### Exercise instructions:
Quote word for word the lines below, beginning with the first and ending with the one that has "94.0, 95.2, 94.7, 94.3, 93.4, 93.7, 95.6, 97.4, 96.0]". Drop the pictures.
● ● ● ●
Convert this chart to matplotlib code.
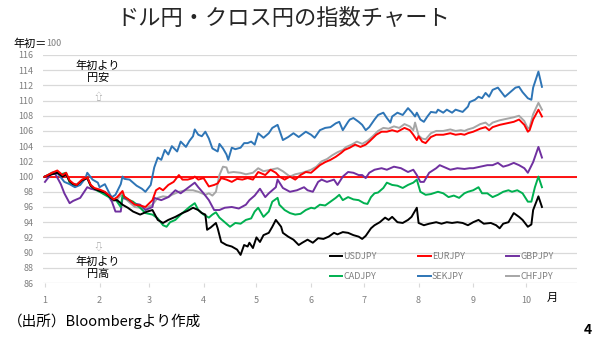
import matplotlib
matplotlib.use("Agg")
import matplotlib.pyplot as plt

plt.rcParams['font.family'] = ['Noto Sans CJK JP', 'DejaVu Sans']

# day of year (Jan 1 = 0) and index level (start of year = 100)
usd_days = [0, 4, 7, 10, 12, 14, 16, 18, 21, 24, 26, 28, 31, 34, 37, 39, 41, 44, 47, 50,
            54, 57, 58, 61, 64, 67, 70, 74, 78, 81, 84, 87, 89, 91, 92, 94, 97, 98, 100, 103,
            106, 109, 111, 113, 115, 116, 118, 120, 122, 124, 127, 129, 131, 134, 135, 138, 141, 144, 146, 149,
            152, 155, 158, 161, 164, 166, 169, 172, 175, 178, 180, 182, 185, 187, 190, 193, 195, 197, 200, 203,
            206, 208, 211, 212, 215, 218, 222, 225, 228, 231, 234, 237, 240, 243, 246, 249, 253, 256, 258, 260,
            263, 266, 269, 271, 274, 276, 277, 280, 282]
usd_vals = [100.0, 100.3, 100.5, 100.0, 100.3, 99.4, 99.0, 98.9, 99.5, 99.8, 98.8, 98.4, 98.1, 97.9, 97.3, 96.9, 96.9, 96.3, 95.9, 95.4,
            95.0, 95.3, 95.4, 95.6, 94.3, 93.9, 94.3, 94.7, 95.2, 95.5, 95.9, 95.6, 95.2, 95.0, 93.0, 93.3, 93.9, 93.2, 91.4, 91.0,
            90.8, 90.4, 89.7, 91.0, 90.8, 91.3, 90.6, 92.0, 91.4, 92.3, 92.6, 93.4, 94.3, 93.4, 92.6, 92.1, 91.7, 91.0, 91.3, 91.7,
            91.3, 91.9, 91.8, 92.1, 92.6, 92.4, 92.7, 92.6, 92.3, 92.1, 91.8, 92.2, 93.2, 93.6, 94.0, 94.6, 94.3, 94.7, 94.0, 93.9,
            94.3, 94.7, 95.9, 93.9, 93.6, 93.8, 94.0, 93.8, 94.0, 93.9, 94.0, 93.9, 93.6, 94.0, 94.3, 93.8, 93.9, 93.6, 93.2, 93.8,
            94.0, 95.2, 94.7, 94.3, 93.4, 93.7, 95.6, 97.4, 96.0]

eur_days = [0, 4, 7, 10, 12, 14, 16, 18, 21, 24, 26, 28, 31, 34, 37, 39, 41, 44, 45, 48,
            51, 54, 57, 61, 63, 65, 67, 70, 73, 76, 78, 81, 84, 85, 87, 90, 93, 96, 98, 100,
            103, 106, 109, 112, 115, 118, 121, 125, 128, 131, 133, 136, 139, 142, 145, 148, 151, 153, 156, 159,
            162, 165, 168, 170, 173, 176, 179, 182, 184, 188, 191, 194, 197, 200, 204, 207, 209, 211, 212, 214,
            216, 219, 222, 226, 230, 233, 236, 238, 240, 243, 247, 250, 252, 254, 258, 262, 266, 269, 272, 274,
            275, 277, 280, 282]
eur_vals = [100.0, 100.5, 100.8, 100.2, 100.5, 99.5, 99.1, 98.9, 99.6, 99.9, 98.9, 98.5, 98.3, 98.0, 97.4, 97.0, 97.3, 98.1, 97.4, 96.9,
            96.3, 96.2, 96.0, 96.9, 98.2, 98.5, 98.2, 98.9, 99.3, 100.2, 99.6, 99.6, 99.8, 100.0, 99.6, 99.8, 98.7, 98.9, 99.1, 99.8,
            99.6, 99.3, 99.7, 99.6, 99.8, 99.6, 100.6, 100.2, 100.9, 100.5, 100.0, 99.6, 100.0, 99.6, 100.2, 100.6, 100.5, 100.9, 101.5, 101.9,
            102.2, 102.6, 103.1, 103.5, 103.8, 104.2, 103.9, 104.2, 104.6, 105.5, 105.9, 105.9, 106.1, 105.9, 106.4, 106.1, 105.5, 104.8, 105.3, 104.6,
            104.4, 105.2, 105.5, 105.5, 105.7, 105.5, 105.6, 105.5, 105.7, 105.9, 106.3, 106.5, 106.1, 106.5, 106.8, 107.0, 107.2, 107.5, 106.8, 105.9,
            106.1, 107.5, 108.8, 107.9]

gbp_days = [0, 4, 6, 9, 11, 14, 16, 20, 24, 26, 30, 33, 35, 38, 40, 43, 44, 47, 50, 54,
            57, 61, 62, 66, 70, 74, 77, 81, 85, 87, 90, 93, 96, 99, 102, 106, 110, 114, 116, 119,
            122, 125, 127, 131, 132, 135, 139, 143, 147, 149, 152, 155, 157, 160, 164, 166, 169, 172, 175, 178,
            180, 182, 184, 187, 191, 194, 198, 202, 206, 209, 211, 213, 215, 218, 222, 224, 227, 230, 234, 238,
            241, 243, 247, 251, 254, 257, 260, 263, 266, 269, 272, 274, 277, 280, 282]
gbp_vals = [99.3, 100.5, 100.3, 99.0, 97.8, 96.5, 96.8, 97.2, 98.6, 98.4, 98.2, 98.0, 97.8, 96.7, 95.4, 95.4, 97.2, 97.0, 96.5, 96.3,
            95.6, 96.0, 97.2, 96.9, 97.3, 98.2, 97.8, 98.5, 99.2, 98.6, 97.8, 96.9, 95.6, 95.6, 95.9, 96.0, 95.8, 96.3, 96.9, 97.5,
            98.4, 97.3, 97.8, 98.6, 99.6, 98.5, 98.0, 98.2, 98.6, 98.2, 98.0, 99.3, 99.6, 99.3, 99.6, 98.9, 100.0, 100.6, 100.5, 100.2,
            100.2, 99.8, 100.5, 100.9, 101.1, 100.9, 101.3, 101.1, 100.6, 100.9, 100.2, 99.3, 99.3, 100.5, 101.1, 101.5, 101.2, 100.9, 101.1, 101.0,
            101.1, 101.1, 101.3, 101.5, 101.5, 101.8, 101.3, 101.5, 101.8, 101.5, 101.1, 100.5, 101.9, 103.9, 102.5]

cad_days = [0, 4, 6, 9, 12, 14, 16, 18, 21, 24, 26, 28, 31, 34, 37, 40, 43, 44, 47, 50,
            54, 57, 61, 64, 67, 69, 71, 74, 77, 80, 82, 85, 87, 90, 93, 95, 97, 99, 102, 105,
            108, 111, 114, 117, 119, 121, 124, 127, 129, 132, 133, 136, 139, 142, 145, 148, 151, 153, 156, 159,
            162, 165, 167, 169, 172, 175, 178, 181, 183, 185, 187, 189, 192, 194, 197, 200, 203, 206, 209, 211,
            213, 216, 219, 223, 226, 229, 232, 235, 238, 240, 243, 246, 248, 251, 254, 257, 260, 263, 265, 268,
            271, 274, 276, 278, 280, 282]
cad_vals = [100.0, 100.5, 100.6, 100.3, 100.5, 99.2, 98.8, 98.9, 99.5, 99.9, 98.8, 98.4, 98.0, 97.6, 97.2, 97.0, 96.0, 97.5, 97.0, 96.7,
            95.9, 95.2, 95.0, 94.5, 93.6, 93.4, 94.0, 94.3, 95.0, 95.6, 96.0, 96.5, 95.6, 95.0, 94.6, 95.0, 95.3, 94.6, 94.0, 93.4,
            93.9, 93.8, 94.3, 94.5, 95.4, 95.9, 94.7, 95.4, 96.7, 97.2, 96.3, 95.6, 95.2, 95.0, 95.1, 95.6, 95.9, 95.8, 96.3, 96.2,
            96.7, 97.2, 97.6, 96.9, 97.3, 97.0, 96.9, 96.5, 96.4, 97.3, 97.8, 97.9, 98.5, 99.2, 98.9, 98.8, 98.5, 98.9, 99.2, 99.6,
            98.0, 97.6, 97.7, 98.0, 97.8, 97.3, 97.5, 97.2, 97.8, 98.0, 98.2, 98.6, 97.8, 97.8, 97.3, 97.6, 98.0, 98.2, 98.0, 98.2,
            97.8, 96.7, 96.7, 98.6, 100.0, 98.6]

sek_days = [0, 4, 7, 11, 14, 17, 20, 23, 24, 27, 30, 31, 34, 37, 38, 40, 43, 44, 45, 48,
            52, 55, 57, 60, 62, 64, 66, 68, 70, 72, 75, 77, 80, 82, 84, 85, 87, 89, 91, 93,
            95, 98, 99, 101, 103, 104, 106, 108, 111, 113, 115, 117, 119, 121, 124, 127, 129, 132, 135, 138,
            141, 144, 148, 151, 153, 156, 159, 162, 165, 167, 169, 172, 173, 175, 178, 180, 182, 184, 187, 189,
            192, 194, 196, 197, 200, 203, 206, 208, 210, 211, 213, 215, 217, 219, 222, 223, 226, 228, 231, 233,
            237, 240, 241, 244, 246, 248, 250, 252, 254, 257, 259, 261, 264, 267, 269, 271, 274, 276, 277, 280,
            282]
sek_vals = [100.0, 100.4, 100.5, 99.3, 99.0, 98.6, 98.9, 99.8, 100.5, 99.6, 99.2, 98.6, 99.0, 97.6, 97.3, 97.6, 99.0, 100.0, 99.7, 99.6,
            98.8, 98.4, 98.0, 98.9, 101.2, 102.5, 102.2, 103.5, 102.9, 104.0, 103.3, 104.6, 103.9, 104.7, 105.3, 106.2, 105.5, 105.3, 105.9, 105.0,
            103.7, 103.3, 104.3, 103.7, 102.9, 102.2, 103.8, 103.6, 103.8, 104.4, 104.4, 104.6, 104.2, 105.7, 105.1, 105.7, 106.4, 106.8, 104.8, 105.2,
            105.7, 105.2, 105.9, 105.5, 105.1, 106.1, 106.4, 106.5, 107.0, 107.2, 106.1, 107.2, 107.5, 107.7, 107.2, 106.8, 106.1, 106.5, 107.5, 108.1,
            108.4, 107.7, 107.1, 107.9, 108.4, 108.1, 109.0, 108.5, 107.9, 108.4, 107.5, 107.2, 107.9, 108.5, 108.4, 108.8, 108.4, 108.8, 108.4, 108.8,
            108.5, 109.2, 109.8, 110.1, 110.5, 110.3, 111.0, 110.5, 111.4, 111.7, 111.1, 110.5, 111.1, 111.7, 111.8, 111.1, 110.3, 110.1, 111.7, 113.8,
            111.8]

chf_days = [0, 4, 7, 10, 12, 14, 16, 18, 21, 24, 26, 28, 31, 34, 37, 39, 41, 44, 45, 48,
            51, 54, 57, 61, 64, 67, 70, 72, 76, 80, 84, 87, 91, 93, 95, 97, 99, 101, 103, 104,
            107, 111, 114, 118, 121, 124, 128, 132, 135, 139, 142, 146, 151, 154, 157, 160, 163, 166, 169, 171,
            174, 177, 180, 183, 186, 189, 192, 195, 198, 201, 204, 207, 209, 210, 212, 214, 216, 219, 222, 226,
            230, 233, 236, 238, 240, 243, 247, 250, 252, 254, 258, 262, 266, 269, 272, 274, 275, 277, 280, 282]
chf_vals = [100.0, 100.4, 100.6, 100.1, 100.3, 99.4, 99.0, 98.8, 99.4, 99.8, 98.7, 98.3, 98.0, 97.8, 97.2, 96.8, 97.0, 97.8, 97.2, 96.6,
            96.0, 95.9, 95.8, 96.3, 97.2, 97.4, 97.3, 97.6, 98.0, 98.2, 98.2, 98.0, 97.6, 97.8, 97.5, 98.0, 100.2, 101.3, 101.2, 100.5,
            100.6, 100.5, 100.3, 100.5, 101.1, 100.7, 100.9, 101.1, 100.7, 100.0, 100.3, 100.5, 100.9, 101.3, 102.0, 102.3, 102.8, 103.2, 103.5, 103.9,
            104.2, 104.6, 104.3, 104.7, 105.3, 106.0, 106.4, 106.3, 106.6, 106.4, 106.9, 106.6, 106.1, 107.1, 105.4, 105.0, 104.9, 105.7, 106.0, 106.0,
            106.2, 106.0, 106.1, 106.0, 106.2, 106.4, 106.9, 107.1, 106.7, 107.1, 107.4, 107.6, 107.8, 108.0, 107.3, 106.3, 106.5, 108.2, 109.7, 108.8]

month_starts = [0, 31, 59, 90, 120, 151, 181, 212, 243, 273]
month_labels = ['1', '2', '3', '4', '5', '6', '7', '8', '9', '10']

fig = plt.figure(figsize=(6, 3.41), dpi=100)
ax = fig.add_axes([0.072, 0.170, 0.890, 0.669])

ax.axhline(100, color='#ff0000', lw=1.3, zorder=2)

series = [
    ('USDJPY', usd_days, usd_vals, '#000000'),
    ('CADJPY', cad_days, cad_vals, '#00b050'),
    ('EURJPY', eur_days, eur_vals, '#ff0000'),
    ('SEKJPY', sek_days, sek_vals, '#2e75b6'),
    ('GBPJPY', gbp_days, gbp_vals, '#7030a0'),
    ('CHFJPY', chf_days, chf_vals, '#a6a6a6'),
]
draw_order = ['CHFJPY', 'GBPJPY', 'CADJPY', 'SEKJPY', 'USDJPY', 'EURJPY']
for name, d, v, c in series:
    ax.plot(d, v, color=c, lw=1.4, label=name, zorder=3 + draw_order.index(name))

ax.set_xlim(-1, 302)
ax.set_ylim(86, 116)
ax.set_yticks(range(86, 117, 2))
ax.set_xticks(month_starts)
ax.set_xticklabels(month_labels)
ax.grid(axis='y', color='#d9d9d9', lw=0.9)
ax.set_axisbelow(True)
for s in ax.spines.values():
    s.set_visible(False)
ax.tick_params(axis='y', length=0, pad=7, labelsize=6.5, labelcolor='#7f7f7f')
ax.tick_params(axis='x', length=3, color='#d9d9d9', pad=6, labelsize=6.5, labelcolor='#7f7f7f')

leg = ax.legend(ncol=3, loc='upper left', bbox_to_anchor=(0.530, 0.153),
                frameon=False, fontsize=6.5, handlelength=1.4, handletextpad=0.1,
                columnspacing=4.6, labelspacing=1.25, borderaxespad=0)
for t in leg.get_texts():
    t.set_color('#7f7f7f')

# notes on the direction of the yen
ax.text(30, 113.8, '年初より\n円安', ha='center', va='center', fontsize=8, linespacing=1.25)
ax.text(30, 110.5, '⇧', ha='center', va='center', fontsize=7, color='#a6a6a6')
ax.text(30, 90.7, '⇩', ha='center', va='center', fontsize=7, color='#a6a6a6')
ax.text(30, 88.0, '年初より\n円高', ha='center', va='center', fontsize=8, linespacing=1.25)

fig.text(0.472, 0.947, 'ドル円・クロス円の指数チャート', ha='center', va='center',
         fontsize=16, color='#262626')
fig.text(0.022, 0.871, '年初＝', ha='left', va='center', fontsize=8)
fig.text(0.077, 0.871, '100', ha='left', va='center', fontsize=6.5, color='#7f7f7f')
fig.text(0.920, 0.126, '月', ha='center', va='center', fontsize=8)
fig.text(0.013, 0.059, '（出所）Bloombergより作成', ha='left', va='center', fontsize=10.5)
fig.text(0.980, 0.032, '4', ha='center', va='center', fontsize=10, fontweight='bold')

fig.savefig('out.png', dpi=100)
● ● ● ●
### Result below:
Convert this chart to matplotlib code.
import matplotlib
matplotlib.use("Agg")
import matplotlib.pyplot as plt

plt.rcParams['font.family'] = ['Noto Sans CJK JP', 'DejaVu Sans']

# day of year (Jan 1 = 0) and index level (start of year = 100)
usd_days = [0, 4, 7, 10, 12, 14, 16, 18, 21, 24, 26, 28, 31, 34, 37, 39, 41, 44, 47, 50,
            54, 57, 58, 61, 64, 67, 70, 74, 78, 81, 84, 87, 89, 91, 92, 94, 97, 98, 100, 103,
            106, 109, 111, 113, 115, 116, 118, 120, 122, 124, 127, 129, 131, 134, 135, 138, 141, 144, 146, 149,
            152, 155, 158, 161, 164, 166, 169, 172, 175, 178, 180, 182, 185, 187, 190, 193, 195, 197, 200, 203,
            206, 208, 211, 212, 215, 218, 222, 225, 228, 231, 234, 237, 240, 243, 246, 249, 253, 256, 258, 260,
            263, 266, 269, 271, 274, 276, 277, 280, 282]
usd_vals = [100.0, 100.3, 100.5, 100.0, 100.3, 99.4, 99.0, 98.9, 99.5, 99.8, 98.8, 98.4, 98.1, 97.9, 97.3, 96.9, 96.9, 96.3, 95.9, 95.4,
            95.0, 95.3, 95.4, 95.6, 94.3, 93.9, 94.3, 94.7, 95.2, 95.5, 95.9, 95.6, 95.2, 95.0, 93.0, 93.3, 93.9, 93.2, 91.4, 91.0,
            90.8, 90.4, 89.7, 91.0, 90.8, 91.3, 90.6, 92.0, 91.4, 92.3, 92.6, 93.4, 94.3, 93.4, 92.6, 92.1, 91.7, 91.0, 91.3, 91.7,
            91.3, 91.9, 91.8, 92.1, 92.6, 92.4, 92.7, 92.6, 92.3, 92.1, 91.8, 92.2, 93.2, 93.6, 94.0, 94.6, 94.3, 94.7, 94.0, 93.9,
            94.3, 94.7, 95.9, 93.9, 93.6, 93.8, 94.0, 93.8, 94.0, 93.9, 94.0, 93.9, 93.6, 94.0, 94.3, 93.8, 93.9, 93.6, 93.2, 93.8,
            94.0, 95.2, 94.7, 94.3, 93.4, 93.7, 95.6, 97.4, 96.0]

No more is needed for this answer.